▸ **Stated goal**
Repeat the lines of the data that follow, please, starting at the first and stopping after the one with "from matplotlib.lines import Line2D".

___ Dataset extract ___

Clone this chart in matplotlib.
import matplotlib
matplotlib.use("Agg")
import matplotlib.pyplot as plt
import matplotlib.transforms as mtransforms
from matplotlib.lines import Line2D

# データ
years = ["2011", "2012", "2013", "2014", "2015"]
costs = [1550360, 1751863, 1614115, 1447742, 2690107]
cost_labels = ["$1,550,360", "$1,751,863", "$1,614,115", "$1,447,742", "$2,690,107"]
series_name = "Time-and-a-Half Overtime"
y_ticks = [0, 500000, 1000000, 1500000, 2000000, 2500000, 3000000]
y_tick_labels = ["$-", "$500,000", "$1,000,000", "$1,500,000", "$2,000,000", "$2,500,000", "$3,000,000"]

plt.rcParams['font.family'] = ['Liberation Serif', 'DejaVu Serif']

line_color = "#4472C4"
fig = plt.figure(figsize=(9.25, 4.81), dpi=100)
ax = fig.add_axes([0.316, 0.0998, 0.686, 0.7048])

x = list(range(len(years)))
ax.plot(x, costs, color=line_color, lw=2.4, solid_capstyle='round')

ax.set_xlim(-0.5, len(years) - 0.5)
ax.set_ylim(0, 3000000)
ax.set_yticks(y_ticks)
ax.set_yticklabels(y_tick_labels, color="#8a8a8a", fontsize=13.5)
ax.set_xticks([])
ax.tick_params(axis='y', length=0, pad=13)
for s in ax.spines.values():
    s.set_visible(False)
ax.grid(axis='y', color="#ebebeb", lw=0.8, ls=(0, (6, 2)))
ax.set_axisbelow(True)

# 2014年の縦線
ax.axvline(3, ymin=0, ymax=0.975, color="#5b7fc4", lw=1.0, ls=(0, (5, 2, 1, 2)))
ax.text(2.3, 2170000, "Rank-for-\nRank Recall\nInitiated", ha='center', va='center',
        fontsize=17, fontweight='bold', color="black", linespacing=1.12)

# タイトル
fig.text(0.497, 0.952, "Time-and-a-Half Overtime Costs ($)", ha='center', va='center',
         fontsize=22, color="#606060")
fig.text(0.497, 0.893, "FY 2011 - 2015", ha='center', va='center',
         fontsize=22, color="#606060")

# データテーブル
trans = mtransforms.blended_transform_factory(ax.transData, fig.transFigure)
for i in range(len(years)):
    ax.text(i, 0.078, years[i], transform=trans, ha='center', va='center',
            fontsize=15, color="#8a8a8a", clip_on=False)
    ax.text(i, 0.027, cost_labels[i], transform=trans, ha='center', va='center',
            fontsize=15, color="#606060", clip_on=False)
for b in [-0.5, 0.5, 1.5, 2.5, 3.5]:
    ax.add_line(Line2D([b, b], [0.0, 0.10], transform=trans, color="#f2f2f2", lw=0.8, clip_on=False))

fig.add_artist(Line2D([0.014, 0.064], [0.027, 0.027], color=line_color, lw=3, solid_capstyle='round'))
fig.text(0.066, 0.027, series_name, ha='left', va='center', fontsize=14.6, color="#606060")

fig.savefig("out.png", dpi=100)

___

▸ **Result**
Clone this chart in matplotlib.
import matplotlib
matplotlib.use("Agg")
import matplotlib.pyplot as plt
import matplotlib.transforms as mtransforms
from matplotlib.lines import Line2D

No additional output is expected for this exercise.